[Charts and diagrams as code]
= = = =

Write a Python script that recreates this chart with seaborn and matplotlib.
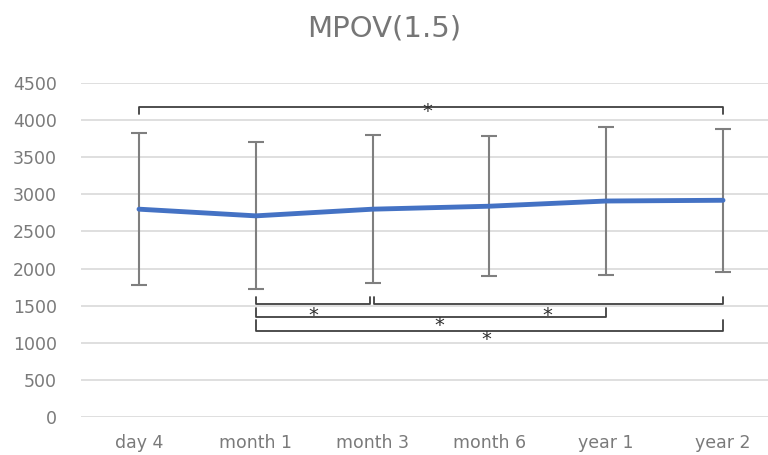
import matplotlib
matplotlib.use("Agg")
import matplotlib.pyplot as plt
import seaborn as sns
import pandas as pd
import numpy as np

categories = ["day 4", "month 1", "month 3", "month 6", "year 1", "year 2"]
means = [2800, 2710, 2800, 2840, 2910, 2920]
sds = [1020, 990, 995, 940, 1000, 965]
yticks = [0, 500, 1000, 1500, 2000, 2500, 3000, 3500, 4000, 4500]
title = "MPOV(1.5)"

# significance brackets: (start index, end index, bar level, tip level, star x, star y)
brackets_top = [(0, 5, 4180, 4085, 2.47, 4110)]
brackets_low = [
    (1, 1.975, 1523, 1617, 1.49, 1370),
    (2.015, 5, 1523, 1617, 3.50, 1370),
    (1, 4, 1348, 1469, 2.57, 1235),
    (1, 5, 1159, 1307, 2.97, 1047),
]

sns.set_theme(style="white")
plt.rcParams['font.family'] = ['DejaVu Sans']

fig = plt.figure(figsize=(7.68, 4.55), dpi=100)
ax = fig.add_axes([80.6 / 768, (455 - 417) / 455, 1 - 80.6 / 768, (417 - 83) / 455])

df = pd.DataFrame({"x": np.arange(len(categories)), "y": means})

ax.errorbar(df["x"], df["y"], yerr=sds, fmt="none", ecolor="#7F7F7F",
            elinewidth=1.5, capsize=6, capthick=1.5, zorder=2)
sns.lineplot(data=df, x="x", y="y", ax=ax, color="#4472C4", linewidth=3.5,
             zorder=3, legend=False)

for (a, b, lvl, tip, sx, sy) in brackets_top + brackets_low:
    ax.plot([a, a, b, b], [tip, lvl, lvl, tip], color="#404040", lw=1.3, zorder=4)
    ax.text(sx, sy, "*", ha="center", va="center", fontsize=14, color="#303030", zorder=5)

ax.set_xlim(-0.5, (768 - 139) / 116.8)
ax.set_ylim(0, 4500)
ax.set_yticks(yticks)
ax.set_yticklabels([str(v) for v in yticks])
ax.set_xticks(range(len(categories)))
ax.set_xticklabels(categories)
ax.tick_params(axis="both", length=0, labelsize=12.5, labelcolor="#7A7A7A")
ax.tick_params(axis="y", pad=17)
ax.tick_params(axis="x", pad=12)
ax.set_xlabel("")
ax.set_ylabel("")
ax.yaxis.grid(True, color="#D9D9D9", lw=1.2)
ax.xaxis.grid(False)
ax.set_axisbelow(True)
for s in ax.spines.values():
    s.set_visible(False)

fig.text(0.5, 1 - 28 / 455, title, ha="center", va="center", fontsize=21, color="#767676")

fig.savefig("out.png", dpi=100)
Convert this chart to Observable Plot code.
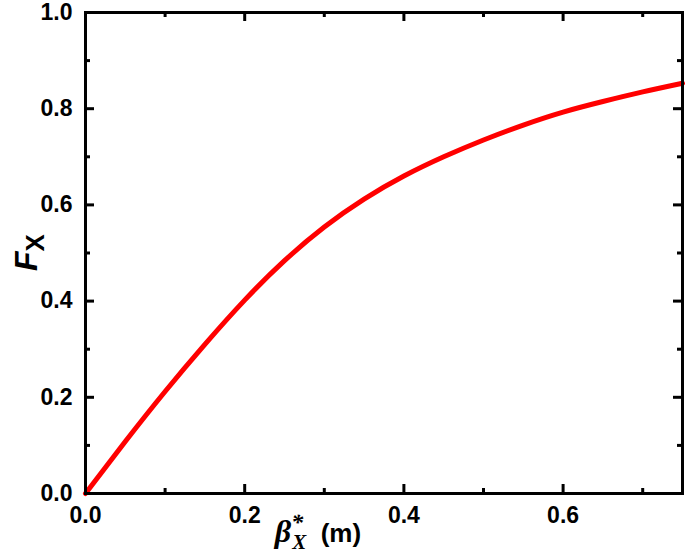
<!DOCTYPE html>
<html>
<head>
<meta charset="utf-8">
<script src="https://cdn.jsdelivr.net/npm/d3@7"></script>
<script src="https://cdn.jsdelivr.net/npm/@observablehq/plot@0.6"></script>
<style>
  body { margin: 0; background: #fff; }
  #chart { width: 685px; height: 549px; }
</style>
</head>
<body>
<div id="chart"></div>
<script>
// Data
const beta = [0, 0.05, 0.10, 0.15, 0.20, 0.25, 0.30, 0.35, 0.40, 0.45, 0.50, 0.55, 0.60, 0.65, 0.70, 0.75];
const fx   = [0, 0.108, 0.212, 0.310, 0.402, 0.484, 0.554, 0.612, 0.660, 0.700, 0.735, 0.766, 0.793, 0.815, 0.835, 0.853];

const xMajor = [0, 0.2, 0.4, 0.6];
const xMinor = [0.1, 0.3, 0.5, 0.7];
const yMajor = [0, 0.2, 0.4, 0.6, 0.8, 1.0];
const yMinor = [0.1, 0.3, 0.5, 0.7, 0.9];

const data = beta.map((b, i) => ({b, f: fx[i]}));

const W = 685, H = 549;
const mL = 85, mR = 3, mT = 12, mB = 56;
const pw = W - mL - mR, ph = H - mT - mB;
const majLen = 9, minLen = 5;

const chart = Plot.plot({
  width: W, height: H,
  marginLeft: mL, marginRight: mR, marginTop: mT, marginBottom: mB,
  style: {fontFamily: "'Liberation Sans', Arial, sans-serif", fontSize: "23px", fontWeight: "bold", color: "#000", background: "#fff"},
  x: {domain: [0, 0.75]},
  y: {domain: [0, 1]},
  marks: [
    Plot.axisX(xMajor, {tickSize: 0, tickPadding: 13, tickFormat: d3.format(".1f"), label: null, fontSize: 23, fontWeight: "bold"}),
    Plot.axisY(yMajor, {tickSize: 0, tickPadding: 13, tickFormat: d3.format(".1f"), label: null, fontSize: 23, fontWeight: "bold"}),
    // bottom & top ticks (inward)
    Plot.tickX(xMajor, {x: d => d, insetTop: ph - majLen, strokeWidth: 3, stroke: "#000"}),
    Plot.tickX(xMinor, {x: d => d, insetTop: ph - minLen, strokeWidth: 3, stroke: "#000"}),
    Plot.tickX(xMajor, {x: d => d, insetBottom: ph - majLen, strokeWidth: 3, stroke: "#000"}),
    Plot.tickX(xMinor, {x: d => d, insetBottom: ph - minLen, strokeWidth: 3, stroke: "#000"}),
    // left & right ticks (inward)
    Plot.tickY(yMajor, {y: d => d, insetRight: pw - majLen, strokeWidth: 3, stroke: "#000"}),
    Plot.tickY(yMinor, {y: d => d, insetRight: pw - minLen, strokeWidth: 3, stroke: "#000"}),
    Plot.tickY(yMajor, {y: d => d, insetLeft: pw - majLen, strokeWidth: 3, stroke: "#000"}),
    Plot.tickY(yMinor, {y: d => d, insetLeft: pw - minLen, strokeWidth: 3, stroke: "#000"}),
    Plot.line(data, {x: "b", y: "f", stroke: "#ff0000", strokeWidth: 5, curve: "natural"}),
    Plot.frame({stroke: "#000", strokeWidth: 3})
  ]
});

document.getElementById("chart").appendChild(chart);

const svg = d3.select(chart);

// Y axis label: F_X
const yl = svg.append("text")
  .attr("transform", `translate(37, ${mT + ph / 2}) rotate(-90)`)
  .attr("text-anchor", "middle")
  .attr("fill", "#000")
  .style("font-family", "'Liberation Sans', Arial, sans-serif")
  .style("font-weight", "bold");
yl.append("tspan").style("font-style", "italic").style("font-size", "32px").text("F");
yl.append("tspan").attr("dy", 7).style("font-size", "26px").text("X");

// X axis label: β*_X (m)
const xl = svg.append("text")
  .attr("x", 318)
  .attr("y", 542)
  .attr("text-anchor", "middle")
  .attr("fill", "#000");
xl.append("tspan").style("font-family", "'Liberation Serif', 'DejaVu Serif', serif").style("font-style", "italic").style("font-size", "32px").text("β");
xl.append("tspan").attr("dy", -12).style("font-family", "'Liberation Serif', serif").style("font-style", "italic").style("font-size", "24px").text("*");
xl.append("tspan").attr("dx", -11).attr("dy", 19).style("font-family", "'Liberation Serif', serif").style("font-style", "italic").style("font-size", "21px").text("X");
xl.append("tspan").attr("dy", -7).style("font-family", "'Liberation Sans', Arial, sans-serif").style("font-weight", "bold").style("font-size", "26px").text("\u00a0\u00a0(m)");
</script>
</body>
</html>
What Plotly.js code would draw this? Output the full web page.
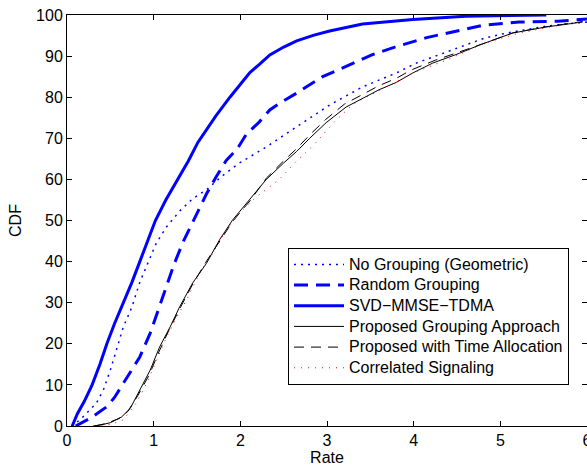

= = = =

*What the task requires*. Reproduce each line exactly, please, except for any pictures.

*Worked answer*.
Write a Python script that recreates this chart with seaborn and matplotlib.
import matplotlib
matplotlib.use("Agg")
import matplotlib.pyplot as plt
import seaborn as sns
import pandas as pd
import numpy as np

categories = ["day 4", "month 1", "month 3", "month 6", "year 1", "year 2"]
means = [2800, 2710, 2800, 2840, 2910, 2920]
sds = [1020, 990, 995, 940, 1000, 965]
yticks = [0, 500, 1000, 1500, 2000, 2500, 3000, 3500, 4000, 4500]
title = "MPOV(1.5)"

# significance brackets: (start index, end index, bar level, tip level, star x, star y)
brackets_top = [(0, 5, 4180, 4085, 2.47, 4110)]
brackets_low = [
    (1, 1.975, 1523, 1617, 1.49, 1370),
    (2.015, 5, 1523, 1617, 3.50, 1370),
    (1, 4, 1348, 1469, 2.57, 1235),
    (1, 5, 1159, 1307, 2.97, 1047),
]

sns.set_theme(style="white")
plt.rcParams['font.family'] = ['DejaVu Sans']

fig = plt.figure(figsize=(7.68, 4.55), dpi=100)
ax = fig.add_axes([80.6 / 768, (455 - 417) / 455, 1 - 80.6 / 768, (417 - 83) / 455])

df = pd.DataFrame({"x": np.arange(len(categories)), "y": means})

ax.errorbar(df["x"], df["y"], yerr=sds, fmt="none", ecolor="#7F7F7F",
            elinewidth=1.5, capsize=6, capthick=1.5, zorder=2)
sns.lineplot(data=df, x="x", y="y", ax=ax, color="#4472C4", linewidth=3.5,
             zorder=3, legend=False)

for (a, b, lvl, tip, sx, sy) in brackets_top + brackets_low:
    ax.plot([a, a, b, b], [tip, lvl, lvl, tip], color="#404040", lw=1.3, zorder=4)
    ax.text(sx, sy, "*", ha="center", va="center", fontsize=14, color="#303030", zorder=5)

ax.set_xlim(-0.5, (768 - 139) / 116.8)
ax.set_ylim(0, 4500)
ax.set_yticks(yticks)
ax.set_yticklabels([str(v) for v in yticks])
ax.set_xticks(range(len(categories)))
ax.set_xticklabels(categories)
ax.tick_params(axis="both", length=0, labelsize=12.5, labelcolor="#7A7A7A")
ax.tick_params(axis="y", pad=17)
ax.tick_params(axis="x", pad=12)
ax.set_xlabel("")
ax.set_ylabel("")
ax.yaxis.grid(True, color="#D9D9D9", lw=1.2)
ax.xaxis.grid(False)
ax.set_axisbelow(True)
for s in ax.spines.values():
    s.set_visible(False)

fig.text(0.5, 1 - 28 / 455, title, ha="center", va="center", fontsize=21, color="#767676")

fig.savefig("out.png", dpi=100)
Convert this chart to Observable Plot code.
<!DOCTYPE html>
<html>
<head>
<meta charset="utf-8">
<script src="https://cdn.jsdelivr.net/npm/d3@7"></script>
<script src="https://cdn.jsdelivr.net/npm/@observablehq/plot@0.6"></script>
<style>
  body { margin: 0; background: #fff; }
  #chart { width: 685px; height: 549px; }
</style>
</head>
<body>
<div id="chart"></div>
<script>
// Data
const beta = [0, 0.05, 0.10, 0.15, 0.20, 0.25, 0.30, 0.35, 0.40, 0.45, 0.50, 0.55, 0.60, 0.65, 0.70, 0.75];
const fx   = [0, 0.108, 0.212, 0.310, 0.402, 0.484, 0.554, 0.612, 0.660, 0.700, 0.735, 0.766, 0.793, 0.815, 0.835, 0.853];

const xMajor = [0, 0.2, 0.4, 0.6];
const xMinor = [0.1, 0.3, 0.5, 0.7];
const yMajor = [0, 0.2, 0.4, 0.6, 0.8, 1.0];
const yMinor = [0.1, 0.3, 0.5, 0.7, 0.9];

const data = beta.map((b, i) => ({b, f: fx[i]}));

const W = 685, H = 549;
const mL = 85, mR = 3, mT = 12, mB = 56;
const pw = W - mL - mR, ph = H - mT - mB;
const majLen = 9, minLen = 5;

const chart = Plot.plot({
  width: W, height: H,
  marginLeft: mL, marginRight: mR, marginTop: mT, marginBottom: mB,
  style: {fontFamily: "'Liberation Sans', Arial, sans-serif", fontSize: "23px", fontWeight: "bold", color: "#000", background: "#fff"},
  x: {domain: [0, 0.75]},
  y: {domain: [0, 1]},
  marks: [
    Plot.axisX(xMajor, {tickSize: 0, tickPadding: 13, tickFormat: d3.format(".1f"), label: null, fontSize: 23, fontWeight: "bold"}),
    Plot.axisY(yMajor, {tickSize: 0, tickPadding: 13, tickFormat: d3.format(".1f"), label: null, fontSize: 23, fontWeight: "bold"}),
    // bottom & top ticks (inward)
    Plot.tickX(xMajor, {x: d => d, insetTop: ph - majLen, strokeWidth: 3, stroke: "#000"}),
    Plot.tickX(xMinor, {x: d => d, insetTop: ph - minLen, strokeWidth: 3, stroke: "#000"}),
    Plot.tickX(xMajor, {x: d => d, insetBottom: ph - majLen, strokeWidth: 3, stroke: "#000"}),
    Plot.tickX(xMinor, {x: d => d, insetBottom: ph - minLen, strokeWidth: 3, stroke: "#000"}),
    // left & right ticks (inward)
    Plot.tickY(yMajor, {y: d => d, insetRight: pw - majLen, strokeWidth: 3, stroke: "#000"}),
    Plot.tickY(yMinor, {y: d => d, insetRight: pw - minLen, strokeWidth: 3, stroke: "#000"}),
    Plot.tickY(yMajor, {y: d => d, insetLeft: pw - majLen, strokeWidth: 3, stroke: "#000"}),
    Plot.tickY(yMinor, {y: d => d, insetLeft: pw - minLen, strokeWidth: 3, stroke: "#000"}),
    Plot.line(data, {x: "b", y: "f", stroke: "#ff0000", strokeWidth: 5, curve: "natural"}),
    Plot.frame({stroke: "#000", strokeWidth: 3})
  ]
});

document.getElementById("chart").appendChild(chart);

const svg = d3.select(chart);

// Y axis label: F_X
const yl = svg.append("text")
  .attr("transform", `translate(37, ${mT + ph / 2}) rotate(-90)`)
  .attr("text-anchor", "middle")
  .attr("fill", "#000")
  .style("font-family", "'Liberation Sans', Arial, sans-serif")
  .style("font-weight", "bold");
yl.append("tspan").style("font-style", "italic").style("font-size", "32px").text("F");
yl.append("tspan").attr("dy", 7).style("font-size", "26px").text("X");

// X axis label: β*_X (m)
const xl = svg.append("text")
  .attr("x", 318)
  .attr("y", 542)
  .attr("text-anchor", "middle")
  .attr("fill", "#000");
xl.append("tspan").style("font-family", "'Liberation Serif', 'DejaVu Serif', serif").style("font-style", "italic").style("font-size", "32px").text("β");
xl.append("tspan").attr("dy", -12).style("font-family", "'Liberation Serif', serif").style("font-style", "italic").style("font-size", "24px").text("*");
xl.append("tspan").attr("dx", -11).attr("dy", 19).style("font-family", "'Liberation Serif', serif").style("font-style", "italic").style("font-size", "21px").text("X");
xl.append("tspan").attr("dy", -7).style("font-family", "'Liberation Sans', Arial, sans-serif").style("font-weight", "bold").style("font-size", "26px").text("\u00a0\u00a0(m)");
</script>
</body>
</html>
What Plotly.js code would draw this? Output the full web page.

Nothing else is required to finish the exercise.